Primero fue el fuego, el cual propició la cocción de los alimentos y con ello, a los homínidos les creció el cerebro. Esto fue determinante en el desarrollo de tecnología que terminó por posicionar al ser humano como el gran depredador del planeta.
Ya viviendo en esquemas de civilización, el ser humano echó mano del viento y el agua como fuentes de energía para producir sus alimentos. Los excedentes se podían almacenar, pero también comerciar con otros pueblos, lo cual sentó las primeras bases de la economía.
El descubrimiento del carbón, el primer combustible fósil al que se tuvo acceso, transformaría a la humanidad. Permitió la industrialización y con ella, un nuevo modo de convivir en sociedad.
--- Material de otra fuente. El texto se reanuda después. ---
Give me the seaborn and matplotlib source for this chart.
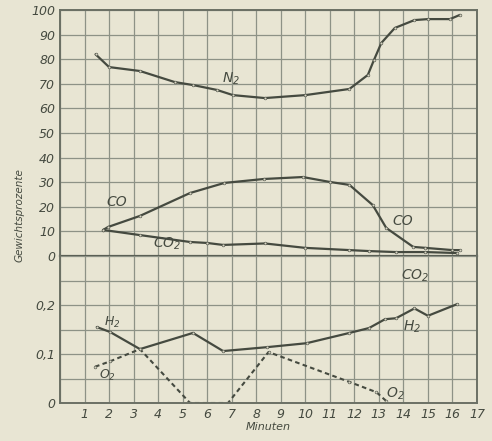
import matplotlib
matplotlib.use("Agg")
import matplotlib.pyplot as plt
import seaborn as sns
import pandas as pd

# ---- data ----
n2_x = [1.45, 2.0, 3.26, 4.68, 5.42, 6.4, 7.05, 8.35, 10.0, 11.8, 12.55, 12.8, 13.1, 13.65, 14.45, 15.0, 15.9, 16.3]
n2_y = [82.0, 76.8, 75.2, 70.7, 69.5, 67.5, 65.4, 64.2, 65.4, 67.9, 73.6, 79.7, 86.6, 92.7, 95.9, 96.3, 96.3, 98.0]

co_x = [1.76, 1.96, 3.26, 5.3, 6.7, 8.3, 9.9, 11.0, 11.8, 12.75, 13.3, 14.4, 14.9, 16.0, 16.3]
co_y = [10.6, 11.8, 16.3, 25.6, 29.7, 31.3, 32.1, 30.1, 28.9, 20.7, 11.4, 3.7, 3.3, 2.4, 2.4]

co2_x = [1.76, 3.26, 5.3, 6.0, 6.65, 8.35, 10.0, 11.8, 12.6, 13.7, 14.9, 16.2]
co2_y = [10.6, 8.5, 5.7, 5.3, 4.5, 5.1, 3.3, 2.4, 2.0, 1.6, 1.6, 1.2]

h2_x = [1.5, 2.04, 3.26, 5.42, 6.65, 8.45, 10.05, 11.8, 12.6, 13.25, 13.7, 14.45, 15.0, 16.2]
h2_y = [0.155, 0.145, 0.110, 0.143, 0.106, 0.114, 0.122, 0.143, 0.153, 0.171, 0.173, 0.193, 0.178, 0.202]

o2_x = [1.43, 2.04, 3.26, 5.3, 6.85, 8.5, 11.8, 12.9, 13.3]
o2_y = [0.074, 0.085, 0.110, 0.0, 0.0, 0.104, 0.043, 0.022, 0.004]

x_ticks = list(range(1, 18))
upper_ticks = [0, 10, 20, 30, 40, 50, 60, 70, 80, 90, 100]
upper_labels = ["0", "10", "20", "30", "40", "50", "60", "70", "80", "90", "100"]
lower_ticks = [0, 0.05, 0.1, 0.15, 0.2, 0.25, 0.3]
lower_labels = ["0", "", "0,1", "", "0,2", "", ""]

# ---- style ----
bg = "#e8e5d3"
ink = "#454a40"
gridc = "#8d9286"
sns.set_theme(style="white")
plt.rcParams["font.family"] = ["DejaVu Sans"]
plt.rcParams["font.style"] = "italic"

fig = plt.figure(figsize=(4.92, 4.41), dpi=100, facecolor=bg)
L, R = 60 / 492, 477 / 492
top = 1 - 10 / 441
mid = 1 - 256 / 441
bot = 1 - 403 / 441
ax1 = fig.add_axes([L, mid, R - L, top - mid])
ax2 = fig.add_axes([L, bot, R - L, mid - bot])

for ax in (ax1, ax2):
    ax.set_facecolor(bg)
    ax.set_xlim(0, 17)
    ax.set_xticks(range(0, 18))
    ax.grid(True, which="major", axis="x", color=gridc, lw=0.9)
    for s in ax.spines.values():
        s.set_color("#6b7065")
        s.set_linewidth(1.4)
    ax.tick_params(length=0, colors=ink, labelsize=9)

line_kw = dict(color=ink, marker="o", markersize=2.0,
               markerfacecolor="#d8d5c3", markeredgecolor=ink, markeredgewidth=0.4)

df_n2 = pd.DataFrame({"t": n2_x, "v": n2_y})
df_co = pd.DataFrame({"t": co_x, "v": co_y})
df_co2 = pd.DataFrame({"t": co2_x, "v": co2_y})
df_h2 = pd.DataFrame({"t": h2_x, "v": h2_y})
df_o2 = pd.DataFrame({"t": o2_x, "v": o2_y})

sns.lineplot(data=df_n2, x="t", y="v", ax=ax1, sort=False, lw=1.6, **line_kw)
sns.lineplot(data=df_co, x="t", y="v", ax=ax1, sort=False, lw=1.6, **line_kw)
sns.lineplot(data=df_co2, x="t", y="v", ax=ax1, sort=False, lw=1.6, **line_kw)
sns.lineplot(data=df_h2, x="t", y="v", ax=ax2, sort=False, lw=1.6, **line_kw)
sns.lineplot(data=df_o2, x="t", y="v", ax=ax2, sort=False, lw=1.5,
             linestyle=(0, (2.2, 1.6)), **line_kw)

# upper panel
ax1.set_ylim(0, 100)
ax1.set_yticks(upper_ticks)
ax1.set_yticklabels(upper_labels)
ax1.grid(True, axis="y", color=gridc, lw=0.9)
ax1.set_xticklabels([])
ax1.set_xlabel("")
ax1.set_ylabel("")
ax1.spines["bottom"].set_color("#5a5f55")
ax1.spines["bottom"].set_linewidth(1.6)

# lower panel
ax2.set_ylim(0, 0.3)
ax2.set_yticks(lower_ticks)
ax2.set_yticklabels(lower_labels)
ax2.grid(True, axis="y", color=gridc, lw=0.9)
ax2.spines["top"].set_visible(False)
ax2.set_xticklabels([""] + [str(t) for t in x_ticks])
ax2.set_xlabel("Minuten", fontsize=8, color=ink, labelpad=1)
ax2.set_ylabel("")

# curve labels
tk = dict(color=ink, fontsize=10, style="italic")
ax1.text(6.6, 70.5, "N$_2$", **tk)
ax1.text(1.9, 20.5, "CO", **tk)
ax1.text(13.55, 12.5, "CO", **tk)
ax1.text(3.8, 3.5, "CO$_2$", **tk)
ax2.text(13.9, 0.252, "CO$_2$", **tk)
ax2.text(1.8, 0.158, "H$_2$", fontsize=9, color=ink, style="italic")
ax2.text(14.0, 0.147, "H$_2$", **tk)
ax2.text(1.6, 0.050, "O$_2$", fontsize=9, color=ink, style="italic")
ax2.text(13.3, 0.012, "O$_2$", **tk)

fig.text(0.04, 1 - 215 / 441, "Gewichtsprozente", rotation=90, ha="center", va="center",
         fontsize=7.5, color=ink, style="italic")

fig.savefig("out.png", dpi=100, facecolor=bg)
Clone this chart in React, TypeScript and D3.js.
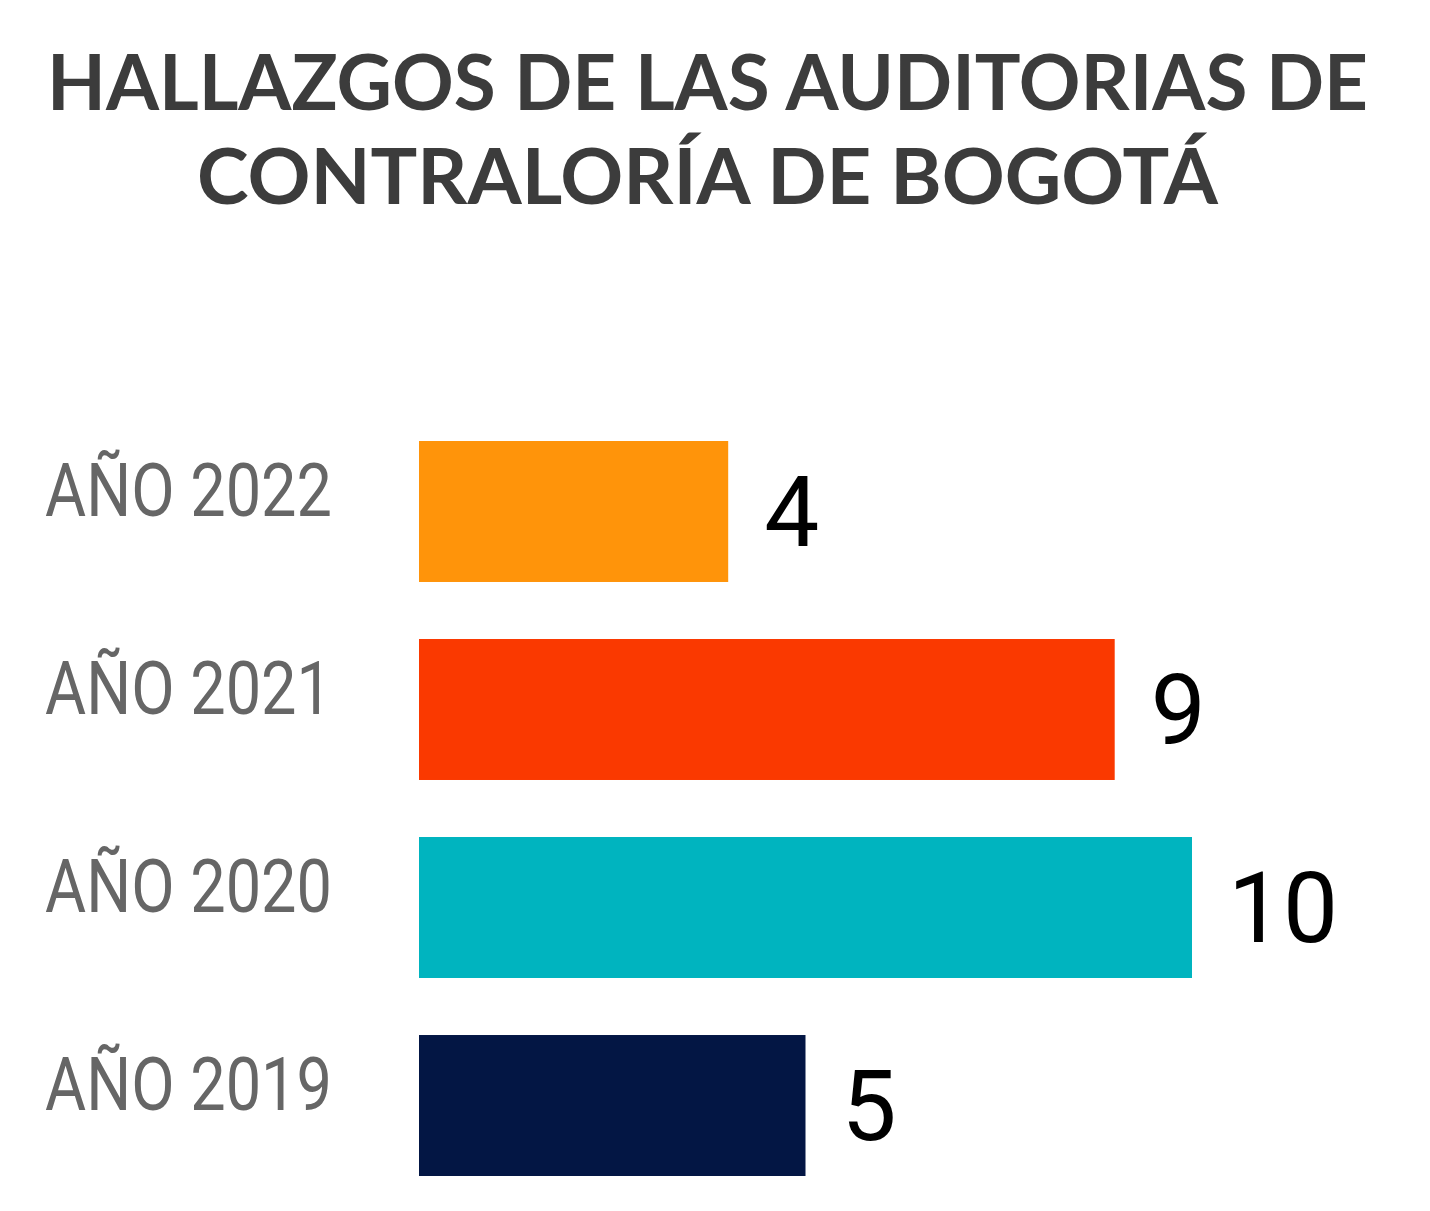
import React from "react";
import * as d3 from "d3";

const titleLines = ["HALLAZGOS DE LAS AUDITORIAS DE", "CONTRALORÍA DE BOGOTÁ"];
const categories = ["AÑO 2022", "AÑO 2021", "AÑO 2020", "AÑO 2019"];
const values = [4, 9, 10, 5];
const colors = ["#FF940A", "#FA3900", "#00B4BF", "#031644"];

const W = 1430;
const H = 1211;

export default function App() {
  const x = d3.scaleLinear().domain([0, 10]).range([419, 1192]);
  const y = d3
    .scaleBand<string>()
    .domain(categories)
    .range([441, 1176])
    .paddingInner(0.288)
    .paddingOuter(0);
  const bw = y.bandwidth();

  return (
    <svg
      width={W}
      height={H}
      style={{ position: "absolute", left: 0, top: 0, background: "#fff" }}
    >
      <rect x={0} y={0} width={W} height={H} fill="#fff" />
      <g fontFamily="Lato, 'Open Sans', sans-serif" fontWeight={700} fill="#3c3c3c">
        <text x={707.5} y={110} fontSize={76} textAnchor="middle" textLength={1321} lengthAdjust="spacingAndGlyphs">
          {titleLines[0]}
        </text>
        <text x={707.5} y={204} fontSize={76} textAnchor="middle" textLength={1021} lengthAdjust="spacingAndGlyphs">
          {titleLines[1]}
        </text>
      </g>
      {categories.map((c, i) => {
        const top = y(c) as number;
        return (
          <g key={c}>
            <rect x={x(0)} y={top} width={x(values[i]) - x(0)} height={bw} fill={colors[i]} />
            <text
              x={45}
              y={top + 75}
              fontFamily="Roboto, sans-serif"
              fontSize={75}
              fill="#666666"
              textLength={287}
              lengthAdjust="spacingAndGlyphs"
            >
              {c}
            </text>
            <text
              x={x(values[i]) + 36}
              y={top + 105}
              fontFamily="Roboto, sans-serif"
              fontSize={98}
              fill="#000"
            >
              {values[i]}
            </text>
          </g>
        );
      })}
    </svg>
  );
}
Más tarde, la gasolina movería el transporte de mercancías y pasajeros gracias a la invención del motor de combustión interna y la corriente alterna posibilitó iluminar y dar calor a las ciudades, transformando la vida cotidiana de millones de personas.
En un principio, los combustibles fósiles favorecieron el desarrollo económico y con él vendría una masificación de los servicios públicos de educación y salud.
Quizá el error estuvo en depender solo de ellos para generar electricidad y transportarnos, sustituyendo otras fuentes energéticas más renovables, relegándolas al olvido hasta que, obligados por el calentamiento global, la humanidad las retomó a finales del siglo XX.
Tal vez, si no las hubiéramos olvidado y se hubiera seguido perfeccionando estas tecnologías, a estas alturas ya se hubiera resuelto, por ejemplo, el problema del almacenamiento, se tendrían más opciones descentralizadas de producción de energía y ya la humanidad tendría matrices eléctricas diversificadas, sólidas y eficientes.